Input range for TorchVision with Batteries Included?

In the TorchVision with Batteries Included effort, I didn’t notice the blog post or the torchvision ConvNext documentation indicating the expected input pixel value range before or after transform.

Are the pixels expected to be in the 0-1 range? 0-255 range? Something else?

The transforms for ConvNext all reuse ImageClassification as seen here which accepts a PIL.Image and will scale it to [0, 1] first and then normalize it as described here so I assume the input can be a pure uint8 PIL.Image in [0, 255] assuming you are using the predefined transformation.

1 Like

Fantastic, thank you. I had seen your first link, but didn’t mentally parse the partial call over to ImageClassification. Much appreciated!

Let me know if this works of of you are seeing unexpected results as I’ve just checked the source code without a verification.

My use-case is applying the ConvNext encoder for segmentation.

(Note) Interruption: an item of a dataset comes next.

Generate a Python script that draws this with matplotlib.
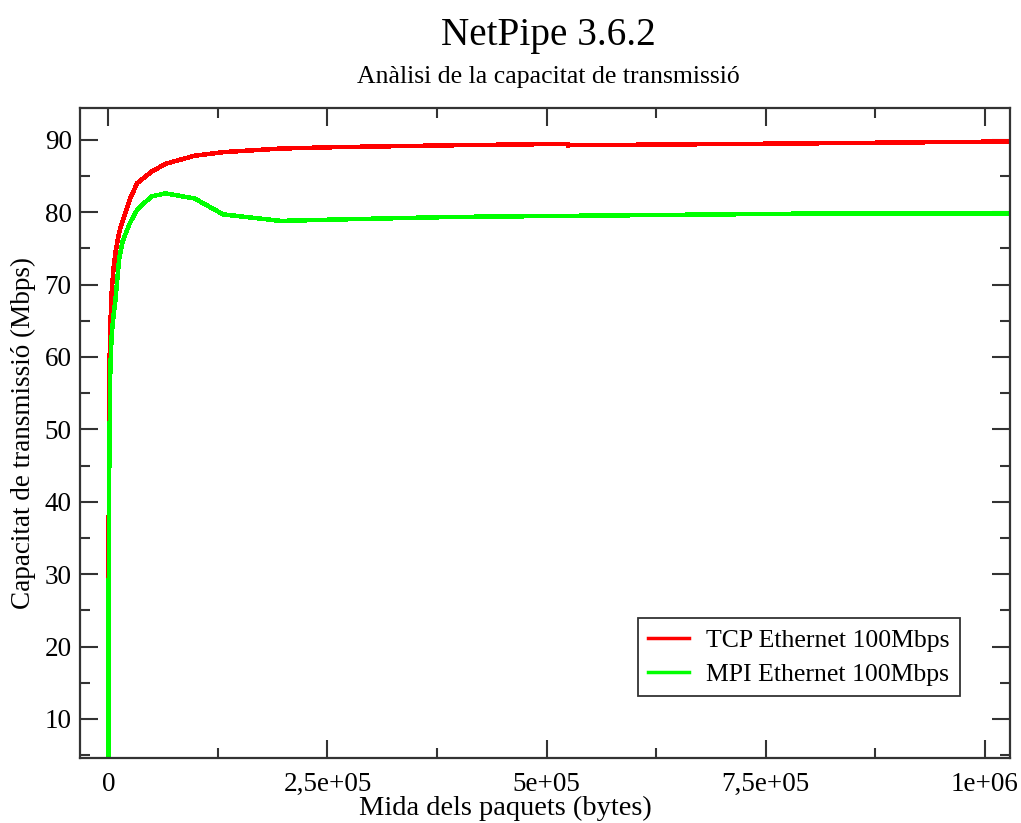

I have been providing input in the [-1, 1] range and it works quite well, but now that you pointed me to the normalization constants I’ll try the usual scale to [0, 1] and then normalize approach and let you know if I get better results.

It will take quite awhile before I can comment about the final metrics, but the training and validation loss are now decreasing faster than they were before. So it seems that identifying the right normalization range has been useful. Thanks again.